**GIVEN INSTRUCTION:** Retype only the lines below from the one with "Generate a Python" to the one with "import plotly.graph_objects as go", inclusive, skipping every image.

Source code of charts
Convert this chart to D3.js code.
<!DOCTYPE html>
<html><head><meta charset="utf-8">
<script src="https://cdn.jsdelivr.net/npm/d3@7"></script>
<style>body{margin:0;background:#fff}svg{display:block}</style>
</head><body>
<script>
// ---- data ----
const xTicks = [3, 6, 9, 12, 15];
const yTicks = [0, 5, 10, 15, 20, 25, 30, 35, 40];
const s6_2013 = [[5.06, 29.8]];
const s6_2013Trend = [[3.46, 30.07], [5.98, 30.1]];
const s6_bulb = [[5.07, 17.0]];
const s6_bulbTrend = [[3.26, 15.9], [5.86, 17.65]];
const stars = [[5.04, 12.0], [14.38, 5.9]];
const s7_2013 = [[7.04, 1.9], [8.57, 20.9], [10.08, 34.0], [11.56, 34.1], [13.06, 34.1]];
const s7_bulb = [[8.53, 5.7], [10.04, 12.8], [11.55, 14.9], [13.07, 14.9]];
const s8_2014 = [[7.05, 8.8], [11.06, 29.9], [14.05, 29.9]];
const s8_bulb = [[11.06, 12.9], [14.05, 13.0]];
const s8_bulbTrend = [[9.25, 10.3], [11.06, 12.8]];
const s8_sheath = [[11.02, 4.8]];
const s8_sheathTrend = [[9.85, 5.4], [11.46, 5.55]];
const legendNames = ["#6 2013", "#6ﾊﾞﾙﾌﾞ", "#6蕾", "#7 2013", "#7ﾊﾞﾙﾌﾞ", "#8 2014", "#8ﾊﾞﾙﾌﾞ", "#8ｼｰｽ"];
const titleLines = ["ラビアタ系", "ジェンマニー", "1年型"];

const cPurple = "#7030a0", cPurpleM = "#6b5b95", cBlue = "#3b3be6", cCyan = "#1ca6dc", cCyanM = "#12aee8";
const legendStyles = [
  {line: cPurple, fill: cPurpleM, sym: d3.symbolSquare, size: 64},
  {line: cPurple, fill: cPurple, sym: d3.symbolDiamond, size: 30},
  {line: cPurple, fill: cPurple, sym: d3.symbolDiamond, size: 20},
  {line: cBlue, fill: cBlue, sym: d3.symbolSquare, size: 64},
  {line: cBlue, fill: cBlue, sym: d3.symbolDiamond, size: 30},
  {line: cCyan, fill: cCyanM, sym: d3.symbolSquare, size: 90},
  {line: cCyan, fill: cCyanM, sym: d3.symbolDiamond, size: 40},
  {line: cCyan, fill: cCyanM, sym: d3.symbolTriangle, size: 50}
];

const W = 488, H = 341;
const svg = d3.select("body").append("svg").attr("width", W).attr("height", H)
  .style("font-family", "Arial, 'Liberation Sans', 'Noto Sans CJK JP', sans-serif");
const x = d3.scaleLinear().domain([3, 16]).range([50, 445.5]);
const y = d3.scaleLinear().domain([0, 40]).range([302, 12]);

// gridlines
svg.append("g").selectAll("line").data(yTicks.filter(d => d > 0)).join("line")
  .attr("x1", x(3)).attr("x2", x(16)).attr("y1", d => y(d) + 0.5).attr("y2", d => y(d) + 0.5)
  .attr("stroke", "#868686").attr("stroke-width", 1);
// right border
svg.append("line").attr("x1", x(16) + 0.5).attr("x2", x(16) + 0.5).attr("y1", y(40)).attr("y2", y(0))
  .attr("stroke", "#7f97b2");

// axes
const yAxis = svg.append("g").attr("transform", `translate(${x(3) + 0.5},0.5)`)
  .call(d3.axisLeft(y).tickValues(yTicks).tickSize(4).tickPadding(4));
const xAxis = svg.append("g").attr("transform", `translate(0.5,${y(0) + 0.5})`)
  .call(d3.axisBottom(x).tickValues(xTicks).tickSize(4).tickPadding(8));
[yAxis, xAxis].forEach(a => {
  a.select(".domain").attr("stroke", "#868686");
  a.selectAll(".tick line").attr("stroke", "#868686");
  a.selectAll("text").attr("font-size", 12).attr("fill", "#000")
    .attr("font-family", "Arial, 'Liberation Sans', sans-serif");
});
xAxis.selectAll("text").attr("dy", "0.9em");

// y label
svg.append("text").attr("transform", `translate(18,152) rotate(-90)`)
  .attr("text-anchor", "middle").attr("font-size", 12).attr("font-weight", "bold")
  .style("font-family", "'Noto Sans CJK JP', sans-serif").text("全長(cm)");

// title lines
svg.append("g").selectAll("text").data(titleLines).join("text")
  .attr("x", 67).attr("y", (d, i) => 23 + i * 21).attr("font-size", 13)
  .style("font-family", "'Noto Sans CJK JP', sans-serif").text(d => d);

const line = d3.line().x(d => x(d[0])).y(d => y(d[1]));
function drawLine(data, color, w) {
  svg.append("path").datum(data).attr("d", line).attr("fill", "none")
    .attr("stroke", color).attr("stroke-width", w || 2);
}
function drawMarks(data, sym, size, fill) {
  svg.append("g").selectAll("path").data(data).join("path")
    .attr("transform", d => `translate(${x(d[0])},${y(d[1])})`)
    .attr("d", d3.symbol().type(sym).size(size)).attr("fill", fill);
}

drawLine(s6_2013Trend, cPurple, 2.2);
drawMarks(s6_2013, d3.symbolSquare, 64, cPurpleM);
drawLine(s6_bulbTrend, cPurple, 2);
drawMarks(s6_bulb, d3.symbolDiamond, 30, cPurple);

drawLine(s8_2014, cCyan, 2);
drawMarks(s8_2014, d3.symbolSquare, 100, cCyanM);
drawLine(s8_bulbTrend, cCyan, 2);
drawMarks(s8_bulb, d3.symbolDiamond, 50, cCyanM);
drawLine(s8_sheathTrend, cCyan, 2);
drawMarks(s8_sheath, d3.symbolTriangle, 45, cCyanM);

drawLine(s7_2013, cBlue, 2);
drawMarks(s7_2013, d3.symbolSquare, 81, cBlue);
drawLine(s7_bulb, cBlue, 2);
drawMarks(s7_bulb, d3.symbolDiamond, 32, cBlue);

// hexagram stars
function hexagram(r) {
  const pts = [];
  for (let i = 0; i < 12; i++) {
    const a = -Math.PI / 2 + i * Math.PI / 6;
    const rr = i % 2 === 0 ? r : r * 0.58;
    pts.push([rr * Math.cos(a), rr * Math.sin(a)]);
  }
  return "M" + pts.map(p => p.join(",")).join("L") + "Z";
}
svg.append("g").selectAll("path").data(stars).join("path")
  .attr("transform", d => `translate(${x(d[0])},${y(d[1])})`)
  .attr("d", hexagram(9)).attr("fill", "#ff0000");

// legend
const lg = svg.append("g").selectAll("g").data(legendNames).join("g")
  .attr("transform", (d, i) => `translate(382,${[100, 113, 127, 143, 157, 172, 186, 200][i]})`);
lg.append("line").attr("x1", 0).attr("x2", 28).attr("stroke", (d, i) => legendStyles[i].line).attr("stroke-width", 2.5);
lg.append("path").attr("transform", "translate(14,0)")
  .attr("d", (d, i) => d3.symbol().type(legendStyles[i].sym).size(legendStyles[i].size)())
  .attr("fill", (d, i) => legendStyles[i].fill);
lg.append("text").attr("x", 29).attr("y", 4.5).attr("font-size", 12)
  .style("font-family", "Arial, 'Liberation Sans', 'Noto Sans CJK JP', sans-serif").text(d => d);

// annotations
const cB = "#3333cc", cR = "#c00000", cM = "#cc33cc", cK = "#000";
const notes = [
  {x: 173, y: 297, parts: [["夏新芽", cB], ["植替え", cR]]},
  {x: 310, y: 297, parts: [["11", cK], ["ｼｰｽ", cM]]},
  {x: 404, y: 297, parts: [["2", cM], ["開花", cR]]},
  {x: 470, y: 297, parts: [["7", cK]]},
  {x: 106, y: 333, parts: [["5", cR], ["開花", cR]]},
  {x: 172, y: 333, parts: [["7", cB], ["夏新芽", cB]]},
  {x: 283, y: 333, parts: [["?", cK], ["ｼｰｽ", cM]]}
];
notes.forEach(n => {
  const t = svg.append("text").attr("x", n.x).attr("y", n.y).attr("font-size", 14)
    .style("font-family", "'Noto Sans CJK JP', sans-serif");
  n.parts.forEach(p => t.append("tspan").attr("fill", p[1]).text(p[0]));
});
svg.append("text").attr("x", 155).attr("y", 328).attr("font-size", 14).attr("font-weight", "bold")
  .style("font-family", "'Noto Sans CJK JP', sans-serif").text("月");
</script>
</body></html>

* * *

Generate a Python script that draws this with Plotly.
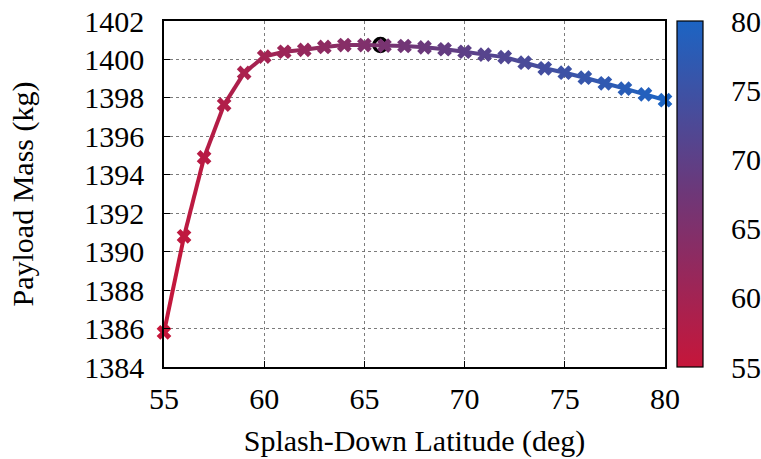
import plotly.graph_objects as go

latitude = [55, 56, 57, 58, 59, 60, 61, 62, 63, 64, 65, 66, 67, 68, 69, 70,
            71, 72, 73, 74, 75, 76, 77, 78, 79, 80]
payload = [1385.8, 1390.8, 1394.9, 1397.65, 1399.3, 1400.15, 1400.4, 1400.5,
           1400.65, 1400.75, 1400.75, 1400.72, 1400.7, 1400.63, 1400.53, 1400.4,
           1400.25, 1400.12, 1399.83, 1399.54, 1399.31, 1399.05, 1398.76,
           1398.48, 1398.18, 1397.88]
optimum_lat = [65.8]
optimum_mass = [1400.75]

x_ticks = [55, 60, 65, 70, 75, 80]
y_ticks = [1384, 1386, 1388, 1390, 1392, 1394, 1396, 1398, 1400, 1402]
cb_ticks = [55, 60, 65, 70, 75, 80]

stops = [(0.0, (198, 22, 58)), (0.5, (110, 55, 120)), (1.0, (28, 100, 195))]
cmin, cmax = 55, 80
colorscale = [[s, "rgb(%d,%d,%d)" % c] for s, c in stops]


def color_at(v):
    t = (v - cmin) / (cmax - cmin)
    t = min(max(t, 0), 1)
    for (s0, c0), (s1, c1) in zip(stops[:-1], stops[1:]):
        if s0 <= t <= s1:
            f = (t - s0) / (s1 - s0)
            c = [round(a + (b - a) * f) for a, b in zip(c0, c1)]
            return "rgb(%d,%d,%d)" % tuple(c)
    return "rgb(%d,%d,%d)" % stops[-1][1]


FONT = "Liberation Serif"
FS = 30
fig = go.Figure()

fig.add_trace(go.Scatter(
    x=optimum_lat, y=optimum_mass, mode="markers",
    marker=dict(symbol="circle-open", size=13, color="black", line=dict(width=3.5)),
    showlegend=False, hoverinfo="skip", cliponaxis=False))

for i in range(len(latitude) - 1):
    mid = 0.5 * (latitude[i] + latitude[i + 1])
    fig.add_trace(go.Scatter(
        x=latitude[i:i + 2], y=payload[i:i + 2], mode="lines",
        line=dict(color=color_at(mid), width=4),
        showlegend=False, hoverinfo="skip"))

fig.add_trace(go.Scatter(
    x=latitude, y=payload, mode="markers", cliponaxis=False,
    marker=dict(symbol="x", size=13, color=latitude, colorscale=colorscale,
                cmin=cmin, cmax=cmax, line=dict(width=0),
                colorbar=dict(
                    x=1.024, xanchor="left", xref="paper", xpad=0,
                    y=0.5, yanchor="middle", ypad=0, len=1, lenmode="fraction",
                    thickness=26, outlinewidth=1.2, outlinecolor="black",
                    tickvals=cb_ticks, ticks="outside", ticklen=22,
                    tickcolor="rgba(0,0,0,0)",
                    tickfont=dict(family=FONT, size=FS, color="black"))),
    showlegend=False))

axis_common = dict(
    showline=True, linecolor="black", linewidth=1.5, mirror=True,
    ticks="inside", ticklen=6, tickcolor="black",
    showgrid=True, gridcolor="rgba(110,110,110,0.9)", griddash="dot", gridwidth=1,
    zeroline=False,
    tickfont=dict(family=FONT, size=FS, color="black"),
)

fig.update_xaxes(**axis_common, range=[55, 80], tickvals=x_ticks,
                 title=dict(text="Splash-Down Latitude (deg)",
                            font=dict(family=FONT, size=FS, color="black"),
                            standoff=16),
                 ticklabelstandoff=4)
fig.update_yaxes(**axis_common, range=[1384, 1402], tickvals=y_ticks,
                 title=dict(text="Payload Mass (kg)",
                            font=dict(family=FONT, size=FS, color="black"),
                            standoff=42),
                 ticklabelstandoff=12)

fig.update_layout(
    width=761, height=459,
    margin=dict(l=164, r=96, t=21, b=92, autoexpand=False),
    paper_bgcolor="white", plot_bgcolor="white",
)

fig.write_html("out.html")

**SOLUTION BELOW:**
Generate a Python script that draws this with Plotly.
import plotly.graph_objects as go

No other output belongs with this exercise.